I'm not saying that's untenable. If all your queries are fast enough then
you're set and it's just a cost of having no downtime.

--
greg

#12Clodoaldo Pinto
clodoaldo.pinto@gmail.com
In reply to: Alvaro Herrera (#10)
Re: update functions locking tables

2005/8/30, Alvaro Herrera <alvherre@alvh.no-ip.org>:

On Tue, Aug 30, 2005 at 10:18:20AM -0300, Clodoaldo Pinto wrote:

A vacuum full or a cluster is totally out of reach since each take
about one hour.

Even if you cluster/vacuum only the just-loaded table?

No, that would be much faster. The biggest just updated is about 600
thousand rows. I will consider it.

The biggest table is 170 million rows long.

I hope this is not the one you are loading daily ...

I load daily 8 times 700+ thousand rows.

#13Clodoaldo Pinto
clodoaldo.pinto@gmail.com
In reply to: Bruce Momjian (#11)
Re: update functions locking tables

30 Aug 2005 10:35:31 -0400, Greg Stark <gsstark@mit.edu>:

Well a regular vacuum will mark the free space for reuse. If you insert or
update any records the new ones will go into those spots. Make sure you set
the fsm_* parameters high enough to cover all the updates and inserts for the
entire day (or repeat the vacuum periodically even if there are no deletes or
updates going on to create more free space).

I will check those fsm_* parameters.

Show quoted text

You should realize that what's going on here is that the old records are still
in your table, marked as deleted. So any sequential scan will take twice as
long as otherwise. I think even index scans could take twice as long too
depending on the distribution of values.

I'm not saying that's untenable. If all your queries are fast enough then
you're set and it's just a cost of having no downtime.

--
greg

#14Jim Nasby
Jim.Nasby@BlueTreble.com
In reply to: Clodoaldo Pinto (#4)
Re: update functions locking tables

On Tue, Aug 30, 2005 at 08:13:15AM -0300, Clodoaldo Pinto wrote:

2005/8/29, Michael Fuhr <mike@fuhr.org>:

In general, writers shouldn't block readers. Have you examined
pg_locks? Do you know exactly what the blocked queries are, or can
you find out from pg_stat_activity (stats_command_string must be
enabled)? Are you doing any explicit locking (LOCK statement)?

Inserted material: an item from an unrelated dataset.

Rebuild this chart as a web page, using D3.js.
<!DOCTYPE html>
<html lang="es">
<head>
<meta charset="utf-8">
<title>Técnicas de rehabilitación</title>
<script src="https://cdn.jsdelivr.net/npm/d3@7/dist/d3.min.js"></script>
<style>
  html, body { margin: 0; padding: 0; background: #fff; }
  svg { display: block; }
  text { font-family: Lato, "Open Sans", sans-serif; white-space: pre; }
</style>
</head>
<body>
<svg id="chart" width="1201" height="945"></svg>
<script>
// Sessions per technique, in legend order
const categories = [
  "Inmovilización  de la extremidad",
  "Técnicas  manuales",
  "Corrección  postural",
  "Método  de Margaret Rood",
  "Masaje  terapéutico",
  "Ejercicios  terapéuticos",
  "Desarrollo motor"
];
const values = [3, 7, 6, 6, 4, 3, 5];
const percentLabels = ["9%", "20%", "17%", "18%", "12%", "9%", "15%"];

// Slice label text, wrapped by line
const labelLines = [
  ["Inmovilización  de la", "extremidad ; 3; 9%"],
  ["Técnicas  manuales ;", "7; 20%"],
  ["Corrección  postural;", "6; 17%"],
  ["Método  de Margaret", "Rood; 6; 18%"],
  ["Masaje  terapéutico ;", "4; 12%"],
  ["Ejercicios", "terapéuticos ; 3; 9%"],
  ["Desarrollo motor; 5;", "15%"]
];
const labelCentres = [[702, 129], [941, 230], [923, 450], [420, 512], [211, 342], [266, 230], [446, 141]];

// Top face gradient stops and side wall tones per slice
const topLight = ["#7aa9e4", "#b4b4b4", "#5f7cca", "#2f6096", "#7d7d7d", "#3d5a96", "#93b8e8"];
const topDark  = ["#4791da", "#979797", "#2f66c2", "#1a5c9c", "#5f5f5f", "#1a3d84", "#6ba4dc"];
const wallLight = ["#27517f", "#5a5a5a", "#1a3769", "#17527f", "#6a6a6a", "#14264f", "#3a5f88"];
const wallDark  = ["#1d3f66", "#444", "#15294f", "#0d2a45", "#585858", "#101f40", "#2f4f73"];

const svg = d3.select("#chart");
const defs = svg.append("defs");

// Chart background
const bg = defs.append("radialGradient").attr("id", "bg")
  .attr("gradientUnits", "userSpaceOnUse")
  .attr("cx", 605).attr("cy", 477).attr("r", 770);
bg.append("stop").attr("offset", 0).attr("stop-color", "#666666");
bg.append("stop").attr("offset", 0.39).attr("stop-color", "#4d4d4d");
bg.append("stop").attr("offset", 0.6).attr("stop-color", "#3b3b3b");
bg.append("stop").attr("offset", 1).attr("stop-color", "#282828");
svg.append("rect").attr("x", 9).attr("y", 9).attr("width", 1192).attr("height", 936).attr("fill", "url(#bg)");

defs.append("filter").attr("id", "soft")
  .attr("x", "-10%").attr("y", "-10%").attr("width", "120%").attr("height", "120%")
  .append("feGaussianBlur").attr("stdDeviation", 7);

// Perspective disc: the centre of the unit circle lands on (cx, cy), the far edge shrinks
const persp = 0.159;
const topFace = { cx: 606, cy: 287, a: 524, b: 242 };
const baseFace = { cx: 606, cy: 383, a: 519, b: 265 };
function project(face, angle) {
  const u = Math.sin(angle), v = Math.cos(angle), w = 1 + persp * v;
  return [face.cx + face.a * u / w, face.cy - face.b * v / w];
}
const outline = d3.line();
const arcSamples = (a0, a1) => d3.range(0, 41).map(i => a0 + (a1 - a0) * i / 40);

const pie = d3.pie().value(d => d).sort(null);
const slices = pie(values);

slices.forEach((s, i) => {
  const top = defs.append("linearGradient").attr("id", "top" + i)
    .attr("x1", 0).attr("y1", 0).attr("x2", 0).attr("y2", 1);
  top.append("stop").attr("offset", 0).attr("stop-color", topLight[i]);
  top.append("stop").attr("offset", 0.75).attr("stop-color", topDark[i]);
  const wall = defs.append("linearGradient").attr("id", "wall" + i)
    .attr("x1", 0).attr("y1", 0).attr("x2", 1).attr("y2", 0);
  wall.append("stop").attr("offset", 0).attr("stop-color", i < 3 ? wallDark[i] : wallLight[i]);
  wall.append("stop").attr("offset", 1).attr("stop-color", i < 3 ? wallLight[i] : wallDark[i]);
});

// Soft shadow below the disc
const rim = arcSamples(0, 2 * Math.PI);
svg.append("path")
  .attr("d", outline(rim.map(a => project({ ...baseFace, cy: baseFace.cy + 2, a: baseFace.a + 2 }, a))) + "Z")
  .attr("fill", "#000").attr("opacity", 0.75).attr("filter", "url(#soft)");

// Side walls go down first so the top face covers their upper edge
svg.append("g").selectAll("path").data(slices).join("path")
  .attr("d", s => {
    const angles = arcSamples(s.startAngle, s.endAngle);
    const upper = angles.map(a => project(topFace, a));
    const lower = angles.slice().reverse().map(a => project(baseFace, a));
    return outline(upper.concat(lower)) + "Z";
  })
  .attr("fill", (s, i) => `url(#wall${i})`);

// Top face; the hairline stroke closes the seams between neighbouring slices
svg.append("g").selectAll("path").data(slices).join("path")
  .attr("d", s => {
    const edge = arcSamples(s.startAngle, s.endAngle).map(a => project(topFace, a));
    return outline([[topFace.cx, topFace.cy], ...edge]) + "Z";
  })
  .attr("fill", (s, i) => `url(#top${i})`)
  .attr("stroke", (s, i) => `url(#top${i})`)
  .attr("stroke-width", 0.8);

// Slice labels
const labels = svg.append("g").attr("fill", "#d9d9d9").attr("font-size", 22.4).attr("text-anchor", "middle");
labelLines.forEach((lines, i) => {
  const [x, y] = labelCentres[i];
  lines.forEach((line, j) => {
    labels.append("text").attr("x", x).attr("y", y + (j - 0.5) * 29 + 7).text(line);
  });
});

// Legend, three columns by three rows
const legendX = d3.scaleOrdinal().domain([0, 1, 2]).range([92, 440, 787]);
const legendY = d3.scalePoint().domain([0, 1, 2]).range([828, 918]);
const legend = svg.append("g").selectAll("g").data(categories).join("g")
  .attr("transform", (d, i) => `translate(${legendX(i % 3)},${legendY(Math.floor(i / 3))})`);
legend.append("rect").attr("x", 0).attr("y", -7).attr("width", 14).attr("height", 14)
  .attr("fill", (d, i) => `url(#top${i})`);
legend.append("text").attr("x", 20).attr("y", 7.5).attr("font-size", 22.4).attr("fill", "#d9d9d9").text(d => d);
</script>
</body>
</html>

This is one of the blocked queries:
select count (*) from times_producao where pontos_0 - pontos_7 > 0;

FWIW, that where clause might be more efficient as
WHERE pontos_0 > pontos_7. Some databases would be able to use indexes
to answer that (not sure if PostgreSQL could), plus it removes an
operator. It also seems to be cleaner code to me. :)
--
Jim C. Nasby, Sr. Engineering Consultant jnasby@pervasive.com
Pervasive Software http://pervasive.com 512-569-9461

#15Clodoaldo Pinto
clodoaldo.pinto@gmail.com
In reply to: Jim Nasby (#14)
Re: update functions locking tables

2005/8/30, Jim C. Nasby <jnasby@pervasive.com>:

FWIW, that where clause might be more efficient as
WHERE pontos_0 > pontos_7. Some databases would be able to use indexes
to answer that (not sure if PostgreSQL could), plus it removes an
operator. It also seems to be cleaner code to me. :)
--

Done, thanks.

Regards, Clodoaldo Pinto